Doch das führe in der Regel nicht dazu, dass Häuser zurückgebaut werden. Die gesetzlichen Regelungen sind, laut Fuchs, noch nicht so weit, dass der Klimawandel hier in den Vordergrund gestellt wird. Ob sich das in Zukunft ändert, ist eine politische Entscheidung.

Sicher ist: Wirksamstes Mittel, eine Stadt zu kühlen, ist mehr Grün. Bäume zum Beispiel senken die Temperatur in ihrer Umgebung nicht nur durch Schatten, sie verdunsten bei steigenden Temperaturen auch viel mehr Wasser über ihre Blätter – was die Umgebung zusätzlich abkühlt.

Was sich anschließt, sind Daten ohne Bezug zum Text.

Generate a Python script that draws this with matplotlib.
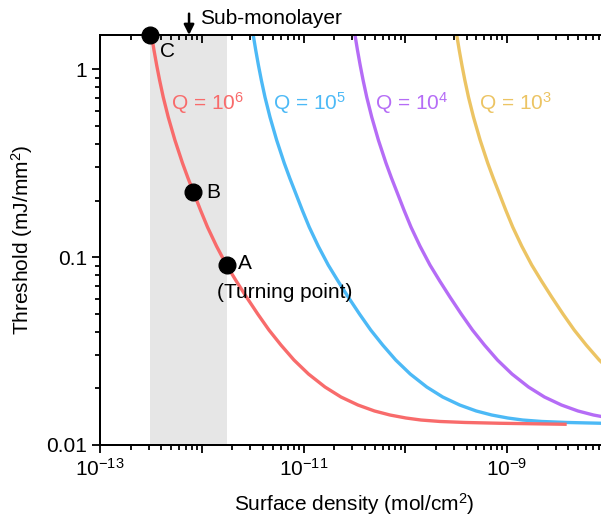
import matplotlib
matplotlib.use("Agg")
import matplotlib.pyplot as plt
from matplotlib.ticker import LogLocator, NullFormatter, FixedLocator, FixedFormatter

plt.rcParams['font.family'] = ['Liberation Sans', 'DejaVu Sans']
plt.rcParams['mathtext.fontset'] = 'custom'
plt.rcParams['mathtext.rm'] = 'Liberation Sans'
plt.rcParams['mathtext.it'] = 'Liberation Sans:italic'
plt.rcParams['mathtext.bf'] = 'Liberation Sans:bold'

# threshold (mJ/mm^2), shared by all four curves
threshold = [1.517, 1.262, 1.050, 0.874, 0.7096, 0.5555, 0.4193, 0.3162, 0.2632, 0.2217,
             0.1778, 0.1444, 0.1144, 0.0907, 0.0745, 0.06125, 0.04973, 0.04089, 0.03402, 0.02832,
             0.02386, 0.02035, 0.0180, 0.01632, 0.01517, 0.01444, 0.01392, 0.01358, 0.01334, 0.01318,
             0.01305, 0.01289]

# surface density (mol/cm^2) for each Q
x_q6 = [3.207e-13, 3.393e-13, 3.606e-13, 3.852e-13, 4.184e-13, 4.686e-13, 5.446e-13, 6.469e-13, 7.327e-13, 8.295e-13,
        9.721e-13, 1.139e-12, 1.396e-12, 1.751e-12, 2.186e-12, 2.753e-12, 3.555e-12, 4.581e-12, 6.009e-12, 8.065e-12,
        1.120e-11, 1.627e-11, 2.337e-11, 3.432e-11, 4.987e-11, 7.081e-11, 1.017e-10, 1.428e-10, 2.195e-10, 3.866e-10,
        8.536e-10, 3.862e-9]
x_q5 = [3.207e-12, 3.393e-12, 3.606e-12, 3.852e-12, 4.184e-12, 4.686e-12, 5.446e-12, 6.469e-12, 7.327e-12, 8.295e-12,
        9.721e-12, 1.139e-11, 1.396e-11, 1.751e-11, 2.186e-11, 2.753e-11, 3.555e-11, 4.581e-11, 6.009e-11, 8.065e-11,
        1.120e-10, 1.627e-10, 2.337e-10, 3.432e-10, 4.987e-10, 7.081e-10, 1.017e-9, 1.428e-9, 2.195e-9, 3.866e-9,
        8.536e-9, 3.862e-8]
x_q4 = [3.207e-11, 3.393e-11, 3.606e-11, 3.852e-11, 4.184e-11, 4.686e-11, 5.446e-11, 6.469e-11, 7.327e-11, 8.295e-11,
        9.721e-11, 1.139e-10, 1.396e-10, 1.751e-10, 2.186e-10, 2.753e-10, 3.555e-10, 4.581e-10, 6.009e-10, 8.065e-10,
        1.120e-9, 1.627e-9, 2.337e-9, 3.432e-9, 4.987e-9, 7.081e-9, 1.017e-8, 1.428e-8, 2.195e-8, 3.866e-8,
        8.536e-8, 3.862e-7]
x_q3 = [3.207e-10, 3.393e-10, 3.606e-10, 3.852e-10, 4.184e-10, 4.686e-10, 5.446e-10, 6.469e-10, 7.327e-10, 8.295e-10,
        9.721e-10, 1.139e-9, 1.396e-9, 1.751e-9, 2.186e-9, 2.753e-9, 3.555e-9, 4.581e-9, 6.009e-9, 8.065e-9,
        1.120e-8, 1.627e-8, 2.337e-8, 3.432e-8, 4.987e-8, 7.081e-8, 1.017e-7, 1.428e-7, 2.195e-7, 3.866e-7,
        8.536e-7, 3.862e-6]

q_labels = [r'Q = 10$^6$', r'Q = 10$^5$', r'Q = 10$^4$', r'Q = 10$^3$']
q_label_x = [5.0e-13, 5.0e-12, 5.05e-11, 5.3e-10]
colors = ['#f86b6b', '#4cb9f6', '#b56cf6', '#ecc463']

# marked points on the Q = 1e6 curve
pt_names = ['A', 'B', 'C']
pt_x = [1.76e-12, 8.26e-13, 3.1e-13]
pt_y = [0.0906, 0.221, 1.52]

band = [3.1e-13, 1.77e-12]
xticks = [1e-13, 1e-12, 1e-11, 1e-10, 1e-9, 1e-8]
xticklabels = [r'10$^{-13}$', '', r'10$^{-11}$', '', r'10$^{-9}$', '']
yticks = [0.01, 0.1, 1]
yticklabels = ['0.01', '0.1', '1']

fig = plt.figure(figsize=(6.01, 5.25), dpi=100)
ax = fig.add_axes([100 / 601, 80 / 525, 508.75 / 601, 410 / 525])
ax.set_xscale('log')
ax.set_yscale('log')

ax.axvspan(band[0], band[1], color='#e6e6e6', lw=0, zorder=0)

ax.plot(x_q3, threshold, color=colors[3], lw=2.4, zorder=2)
ax.plot(x_q4, threshold, color=colors[2], lw=2.4, zorder=2)
ax.plot(x_q5, threshold, color=colors[1], lw=2.4, zorder=2)
ax.plot(x_q6, threshold, color=colors[0], lw=2.4, zorder=3, solid_capstyle='butt')

for lab, lx, c in zip(q_labels, q_label_x, colors):
    ax.text(lx, 0.66, lab, color=c, fontsize=15, va='center', ha='left')

ax.plot(pt_x, pt_y, 'o', color='black', ms=12, zorder=5, clip_on=False)
ax.annotate(pt_names[0], (pt_x[0], pt_y[0]), xytext=(8, 1), textcoords='offset points',
            fontsize=15, va='center', ha='left')
ax.annotate('(Turning point)', (pt_x[0], pt_y[0]), xytext=(-7, -20), textcoords='offset points',
            fontsize=15, va='center', ha='left')
ax.annotate(pt_names[1], (pt_x[1], pt_y[1]), xytext=(9, 0), textcoords='offset points',
            fontsize=15, va='center', ha='left')
ax.annotate(pt_names[2], (pt_x[2], pt_y[2]), xytext=(7, -12), textcoords='offset points',
            fontsize=15, va='center', ha='left')

ax.annotate('', xy=(7.5e-13, 1.0), xycoords=('data', 'axes fraction'),
            xytext=(7.5e-13, 1.052), textcoords=('data', 'axes fraction'),
            arrowprops=dict(arrowstyle='-|>', color='black', lw=1.8, mutation_scale=15,
                            shrinkA=0, shrinkB=0), annotation_clip=False)
ax.text(9.6e-13, 1.04, 'Sub-monolayer', transform=ax.get_xaxis_transform(),
        fontsize=15, va='center', ha='left')

ax.set_xlim(1e-13, 1e-8)
ax.set_ylim(0.01, 1.52)

ax.xaxis.set_major_locator(FixedLocator(xticks))
ax.xaxis.set_major_formatter(FixedFormatter(xticklabels))
ax.xaxis.set_minor_locator(LogLocator(base=10, subs=range(2, 10), numticks=20))
ax.xaxis.set_minor_formatter(NullFormatter())
ax.yaxis.set_major_locator(FixedLocator(yticks))
ax.yaxis.set_major_formatter(FixedFormatter(yticklabels))
ax.yaxis.set_minor_locator(LogLocator(base=10, subs=range(2, 10), numticks=20))
ax.yaxis.set_minor_formatter(NullFormatter())

ax.tick_params(which='both', direction='out', labelsize=15, width=1.3)
ax.tick_params(which='major', length=6)
ax.tick_params(which='minor', length=3.5)
for s in ax.spines.values():
    s.set_linewidth(1.4)

# inward ticks along the top edge
top = ax.twiny()
top.set_xscale('log')
top.set_xlim(ax.get_xlim())
top.xaxis.set_major_locator(FixedLocator(xticks))
top.xaxis.set_minor_locator(LogLocator(base=10, subs=range(2, 10), numticks=20))
top.xaxis.set_major_formatter(NullFormatter())
top.xaxis.set_minor_formatter(NullFormatter())
top.tick_params(which='both', direction='in', width=1.3)
top.tick_params(which='major', length=6)
top.tick_params(which='minor', length=3.5)
for s in top.spines.values():
    s.set_linewidth(1.4)

ax.set_xlabel('Surface density (mol/cm$^2$)', fontsize=15, labelpad=8)
ax.set_ylabel('Threshold (mJ/mm$^2$)', fontsize=15, labelpad=8)

fig.savefig('out.png', dpi=100)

Dilemma: Mehr Wohnraum heizt die Städte auf

Wenn zum Beispiel der Hinterhof eines Mietshauses nicht betoniert ist, sondern entsiegelt und baumbestanden, wenn Fassaden und Dächer begrünt sind, dann kann das die dortige Temperatur um bis zu zehn Grad senken. Doch das reicht nicht. Es braucht zusammenhängende Grünflächen, in denen die Luft zirkulieren kann. Sogenannte Frischluftschneisen, die frische kühle Luft in die Städte bringen und die heiße Luft hinaus transportieren.

Das ist ein Dilemma: Immer mehr Menschen möchten in die Städte ziehen, doch immer mehr Wohnraum heizt die Städte auf. Das sorgt für ein anderes Dilemma: Bereits heute sind vielerorts die Stadtbäume an ihrer Belastungsgrenze, in Berlin beispielsweise sind nicht einmal mehr die Hälfte aller 431.000 Stadtbäume gesund, wie der Straßenbaum-Zustandsbericht für das Jahr 2020 ergab. Vor allem Linden, Ahorn und Eichen leiden, allein im Stadtteil Friedrichshain-Kreuzberg mussten 2000 kranke Bäume gefällt werden.

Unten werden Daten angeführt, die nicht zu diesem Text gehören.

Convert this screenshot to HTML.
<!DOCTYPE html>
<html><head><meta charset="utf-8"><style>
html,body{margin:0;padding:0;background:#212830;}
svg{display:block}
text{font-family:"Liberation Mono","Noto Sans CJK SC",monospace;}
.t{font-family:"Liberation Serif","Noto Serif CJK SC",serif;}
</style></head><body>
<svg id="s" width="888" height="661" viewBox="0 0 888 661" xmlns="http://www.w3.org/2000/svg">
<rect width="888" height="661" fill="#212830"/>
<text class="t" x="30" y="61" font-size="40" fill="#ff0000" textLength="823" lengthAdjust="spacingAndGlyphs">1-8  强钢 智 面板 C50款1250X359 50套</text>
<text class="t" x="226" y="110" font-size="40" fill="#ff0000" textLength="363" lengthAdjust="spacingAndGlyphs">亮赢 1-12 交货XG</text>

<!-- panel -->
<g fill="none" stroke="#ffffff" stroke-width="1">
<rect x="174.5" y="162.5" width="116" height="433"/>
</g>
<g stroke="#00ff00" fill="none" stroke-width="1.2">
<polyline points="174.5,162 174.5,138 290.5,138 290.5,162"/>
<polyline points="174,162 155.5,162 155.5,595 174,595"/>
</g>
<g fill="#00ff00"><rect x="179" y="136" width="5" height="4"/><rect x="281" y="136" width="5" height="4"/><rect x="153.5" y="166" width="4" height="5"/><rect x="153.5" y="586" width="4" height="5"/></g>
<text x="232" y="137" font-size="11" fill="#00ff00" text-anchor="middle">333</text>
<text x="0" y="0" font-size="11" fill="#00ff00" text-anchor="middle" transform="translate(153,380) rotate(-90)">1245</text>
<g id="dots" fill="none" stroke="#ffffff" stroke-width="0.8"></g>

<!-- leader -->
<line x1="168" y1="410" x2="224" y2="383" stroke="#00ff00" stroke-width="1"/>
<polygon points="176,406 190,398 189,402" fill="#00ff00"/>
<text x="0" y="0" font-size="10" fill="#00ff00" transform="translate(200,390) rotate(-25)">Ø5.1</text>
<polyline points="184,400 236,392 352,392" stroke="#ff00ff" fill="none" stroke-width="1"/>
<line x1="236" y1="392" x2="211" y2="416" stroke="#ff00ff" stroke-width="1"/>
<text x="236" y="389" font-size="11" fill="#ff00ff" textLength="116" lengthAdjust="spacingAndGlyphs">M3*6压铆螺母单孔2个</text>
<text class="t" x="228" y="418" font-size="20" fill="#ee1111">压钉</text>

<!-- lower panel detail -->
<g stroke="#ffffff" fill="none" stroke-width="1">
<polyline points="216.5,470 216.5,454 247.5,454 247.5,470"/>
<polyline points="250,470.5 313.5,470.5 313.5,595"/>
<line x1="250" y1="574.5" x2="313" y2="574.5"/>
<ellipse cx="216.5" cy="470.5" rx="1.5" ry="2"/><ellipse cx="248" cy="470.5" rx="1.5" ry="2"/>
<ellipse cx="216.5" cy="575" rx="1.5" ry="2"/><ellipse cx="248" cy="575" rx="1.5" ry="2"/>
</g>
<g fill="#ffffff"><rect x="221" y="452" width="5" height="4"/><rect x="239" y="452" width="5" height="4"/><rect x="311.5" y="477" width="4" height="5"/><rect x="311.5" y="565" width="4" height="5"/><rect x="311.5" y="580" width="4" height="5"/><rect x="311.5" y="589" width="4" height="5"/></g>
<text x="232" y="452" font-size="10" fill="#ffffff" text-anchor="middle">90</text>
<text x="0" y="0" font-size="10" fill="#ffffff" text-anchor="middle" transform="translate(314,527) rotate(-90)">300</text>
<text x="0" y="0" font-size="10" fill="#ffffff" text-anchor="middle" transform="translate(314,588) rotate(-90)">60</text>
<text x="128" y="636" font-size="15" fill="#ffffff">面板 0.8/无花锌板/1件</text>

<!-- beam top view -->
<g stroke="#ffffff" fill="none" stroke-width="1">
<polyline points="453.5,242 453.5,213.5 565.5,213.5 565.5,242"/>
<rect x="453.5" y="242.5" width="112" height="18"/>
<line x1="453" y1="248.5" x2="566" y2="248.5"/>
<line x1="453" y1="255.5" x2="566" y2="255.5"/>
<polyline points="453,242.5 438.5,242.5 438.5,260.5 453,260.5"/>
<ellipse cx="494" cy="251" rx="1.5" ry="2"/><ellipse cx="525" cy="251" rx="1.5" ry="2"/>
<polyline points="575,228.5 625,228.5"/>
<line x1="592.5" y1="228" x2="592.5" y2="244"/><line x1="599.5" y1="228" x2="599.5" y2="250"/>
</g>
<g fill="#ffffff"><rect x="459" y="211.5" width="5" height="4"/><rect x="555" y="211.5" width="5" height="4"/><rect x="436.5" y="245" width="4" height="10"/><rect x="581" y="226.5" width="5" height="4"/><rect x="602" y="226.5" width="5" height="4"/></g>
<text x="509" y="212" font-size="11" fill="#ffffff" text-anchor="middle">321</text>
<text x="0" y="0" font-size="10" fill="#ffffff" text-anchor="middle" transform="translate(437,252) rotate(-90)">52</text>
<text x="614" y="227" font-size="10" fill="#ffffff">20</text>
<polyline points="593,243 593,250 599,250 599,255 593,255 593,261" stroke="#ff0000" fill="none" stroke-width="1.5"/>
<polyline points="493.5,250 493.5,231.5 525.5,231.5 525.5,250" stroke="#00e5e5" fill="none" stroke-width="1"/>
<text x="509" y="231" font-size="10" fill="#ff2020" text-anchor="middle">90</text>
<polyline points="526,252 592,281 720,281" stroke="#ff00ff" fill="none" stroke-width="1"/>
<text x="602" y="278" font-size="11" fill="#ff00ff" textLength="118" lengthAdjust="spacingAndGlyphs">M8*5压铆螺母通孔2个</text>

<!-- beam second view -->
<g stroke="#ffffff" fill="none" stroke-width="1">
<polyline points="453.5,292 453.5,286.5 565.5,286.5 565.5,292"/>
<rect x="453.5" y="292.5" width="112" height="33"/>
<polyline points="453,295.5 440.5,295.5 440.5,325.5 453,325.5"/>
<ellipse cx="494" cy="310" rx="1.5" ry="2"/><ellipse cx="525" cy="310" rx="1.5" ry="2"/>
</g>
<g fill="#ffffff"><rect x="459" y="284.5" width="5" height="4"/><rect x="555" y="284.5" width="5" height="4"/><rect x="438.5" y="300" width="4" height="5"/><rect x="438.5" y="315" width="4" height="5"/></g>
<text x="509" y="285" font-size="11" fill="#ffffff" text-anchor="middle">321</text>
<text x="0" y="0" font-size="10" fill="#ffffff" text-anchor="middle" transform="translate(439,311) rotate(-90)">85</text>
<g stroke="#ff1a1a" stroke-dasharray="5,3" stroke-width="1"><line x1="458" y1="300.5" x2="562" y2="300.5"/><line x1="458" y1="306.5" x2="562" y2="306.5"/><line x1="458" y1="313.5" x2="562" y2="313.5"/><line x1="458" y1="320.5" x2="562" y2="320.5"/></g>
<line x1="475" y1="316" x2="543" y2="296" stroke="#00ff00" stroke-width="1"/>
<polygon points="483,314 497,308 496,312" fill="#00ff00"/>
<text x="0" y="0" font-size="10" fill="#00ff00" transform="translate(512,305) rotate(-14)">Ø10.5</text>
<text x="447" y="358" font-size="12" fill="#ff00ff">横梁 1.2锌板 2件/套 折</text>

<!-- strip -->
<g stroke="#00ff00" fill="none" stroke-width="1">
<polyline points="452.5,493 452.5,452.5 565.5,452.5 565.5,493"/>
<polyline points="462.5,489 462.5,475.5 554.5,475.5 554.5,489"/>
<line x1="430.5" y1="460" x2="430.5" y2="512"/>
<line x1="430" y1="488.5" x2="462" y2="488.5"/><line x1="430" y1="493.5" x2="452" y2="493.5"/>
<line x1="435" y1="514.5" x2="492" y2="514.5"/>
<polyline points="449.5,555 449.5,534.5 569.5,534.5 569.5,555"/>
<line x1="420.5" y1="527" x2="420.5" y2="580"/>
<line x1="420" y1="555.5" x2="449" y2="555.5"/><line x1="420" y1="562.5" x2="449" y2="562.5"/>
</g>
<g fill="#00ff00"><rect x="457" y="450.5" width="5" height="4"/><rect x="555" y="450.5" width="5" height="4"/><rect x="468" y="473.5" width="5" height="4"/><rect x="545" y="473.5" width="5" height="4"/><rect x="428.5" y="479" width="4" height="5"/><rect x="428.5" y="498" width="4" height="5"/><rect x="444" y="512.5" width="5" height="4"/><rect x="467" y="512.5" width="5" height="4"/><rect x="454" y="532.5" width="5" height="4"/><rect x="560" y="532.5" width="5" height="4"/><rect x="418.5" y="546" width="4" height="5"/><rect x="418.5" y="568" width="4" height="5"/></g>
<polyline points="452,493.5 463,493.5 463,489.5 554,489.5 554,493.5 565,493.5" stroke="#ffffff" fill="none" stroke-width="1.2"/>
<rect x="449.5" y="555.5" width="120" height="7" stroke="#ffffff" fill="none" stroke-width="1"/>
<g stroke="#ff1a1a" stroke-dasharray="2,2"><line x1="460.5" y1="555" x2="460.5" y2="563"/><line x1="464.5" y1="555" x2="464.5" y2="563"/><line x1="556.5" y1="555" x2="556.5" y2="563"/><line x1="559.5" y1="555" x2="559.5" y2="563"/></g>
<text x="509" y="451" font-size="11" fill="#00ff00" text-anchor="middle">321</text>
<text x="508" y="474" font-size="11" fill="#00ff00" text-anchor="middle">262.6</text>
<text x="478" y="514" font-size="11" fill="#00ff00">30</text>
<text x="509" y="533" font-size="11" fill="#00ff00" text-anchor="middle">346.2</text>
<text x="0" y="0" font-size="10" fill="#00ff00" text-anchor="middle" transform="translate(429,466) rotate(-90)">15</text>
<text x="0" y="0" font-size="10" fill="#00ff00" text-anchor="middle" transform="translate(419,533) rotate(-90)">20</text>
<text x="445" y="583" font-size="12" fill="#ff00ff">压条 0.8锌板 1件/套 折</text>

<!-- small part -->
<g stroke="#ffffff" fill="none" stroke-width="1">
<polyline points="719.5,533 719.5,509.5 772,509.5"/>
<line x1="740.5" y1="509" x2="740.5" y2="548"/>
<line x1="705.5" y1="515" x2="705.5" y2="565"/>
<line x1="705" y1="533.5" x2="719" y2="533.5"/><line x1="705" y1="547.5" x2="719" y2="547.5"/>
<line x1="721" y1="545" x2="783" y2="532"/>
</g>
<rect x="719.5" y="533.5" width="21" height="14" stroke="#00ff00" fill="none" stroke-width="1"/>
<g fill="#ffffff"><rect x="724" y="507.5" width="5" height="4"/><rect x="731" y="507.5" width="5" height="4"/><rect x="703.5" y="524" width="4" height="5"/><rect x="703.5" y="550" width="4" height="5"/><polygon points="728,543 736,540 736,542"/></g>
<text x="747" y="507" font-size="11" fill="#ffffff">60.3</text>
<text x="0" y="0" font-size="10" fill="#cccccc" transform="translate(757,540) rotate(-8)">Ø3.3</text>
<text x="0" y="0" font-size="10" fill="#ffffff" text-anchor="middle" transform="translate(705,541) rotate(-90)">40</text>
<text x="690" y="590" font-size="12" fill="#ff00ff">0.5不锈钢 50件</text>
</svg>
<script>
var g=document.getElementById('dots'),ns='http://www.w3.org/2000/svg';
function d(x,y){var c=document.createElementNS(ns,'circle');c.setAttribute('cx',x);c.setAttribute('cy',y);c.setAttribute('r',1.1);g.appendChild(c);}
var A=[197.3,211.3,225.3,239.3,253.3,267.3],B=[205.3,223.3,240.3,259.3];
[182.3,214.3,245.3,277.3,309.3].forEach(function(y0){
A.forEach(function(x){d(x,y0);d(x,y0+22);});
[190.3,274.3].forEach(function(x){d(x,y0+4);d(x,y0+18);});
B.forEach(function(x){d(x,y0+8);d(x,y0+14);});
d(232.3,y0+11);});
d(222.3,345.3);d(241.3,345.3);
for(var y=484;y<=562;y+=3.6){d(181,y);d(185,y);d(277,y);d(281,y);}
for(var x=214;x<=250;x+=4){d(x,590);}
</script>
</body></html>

Constanze Siedenburg von der Senatsverwaltung für Verkehr und Umwelt: "Für die Zukunft werden Baumarten benötigt, die während langanhaltender Hitze und Trockenheit überleben können." Allerdings müssen diese Bäume auch künftig mit Frost zurechtkommen. Im Berliner Stadtteil Neukölln wird mit Ungarischer Eiche experimentiert, in Heilbronn mit Zerr-Eichen, eine Spezies aus Südeuropa, die nicht nur hohe Temperaturen, sondern auch Frost verträgt.

Viele Versuche haben die Forscher dabei aber nicht: Wenn ein Baum in 30 Jahren herangewachsen ist, herrschen wegen der steigenden Temperaturen schon wieder ganz andere Bedingungen in unseren Städten.